A second obstacle to easy water marketing is the issue of "carriage" water; that is to say, you can't deliver only 250 cfs through a canal designed to carry 2,000 cfs; you'll just have a puddle. We simply do not have the facilities in place to permit much more water to be marketed than we do now.
@ Chris: Excellent summary.
@ Philip: I disagree with this: "We simply do not have the facilities in place to permit much more water to be marketed than we do now." It's easy to trade water in "pools" (e.g., Lake Mead or the Sac Delta). It's indeed hard to move bits and pieces through dry canals -- but there are not many of those.
You are right about the Delta and Lake Mead; some people currently receiving water from the Delta pumps could forgo that right in exchange for money, and let the water go elsewhere (leaving legalities, third party impacts, and timing issues aside). That might free up a million acre feet or so. But the gigantic figures thrown around by the self proclaimed experts, lamenting all the water allegedly wasted by "low value" crops? Where and how will that water be gathered and delivered?

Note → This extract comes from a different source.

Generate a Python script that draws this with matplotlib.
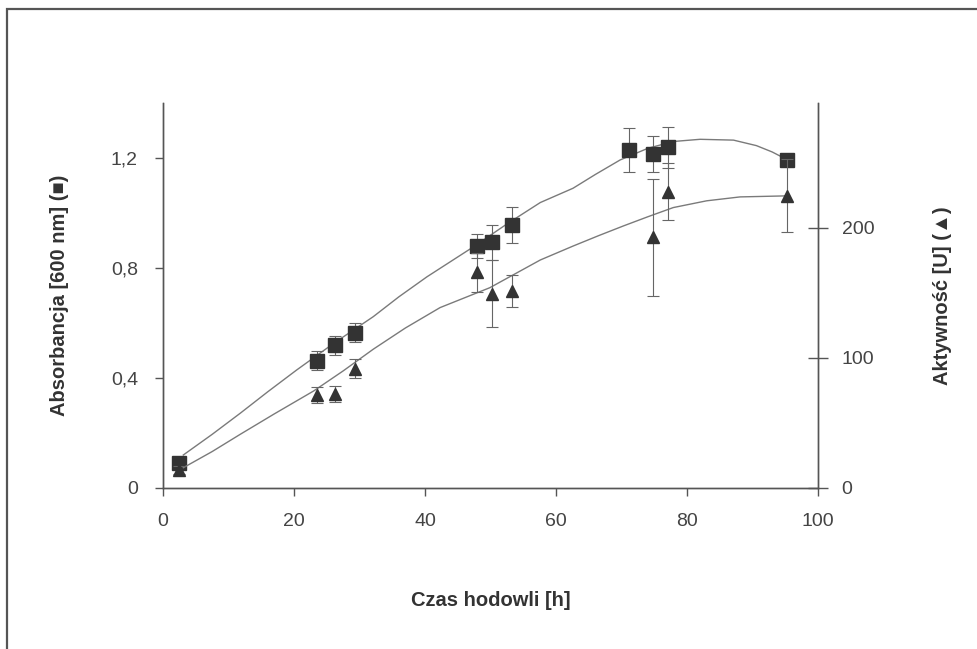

As to your last point, there *will* be lots of dry canals if water transfers are implemented in a ham-handed way. If a large percentage of the growers using Delta water sold out, the remaining growers would be saddled with an irrigation system that would require very substantial reconstruction.
I am not against water sales/transfers at all (in fact the entire CVP was made possible because of a water transfer by Miller & Lux in the 1930's), but it is not a magic bullet.
Your comments about just shutting down Westlands are pretty intemperate. If you ever actually saw the place, you would see the most sophisticated irrigation systems in the world, some of the most productive farm land in the world, and enormously valuable economic output, even with today's water disaster; as well as some damn fine people. And, no, I don't farm there.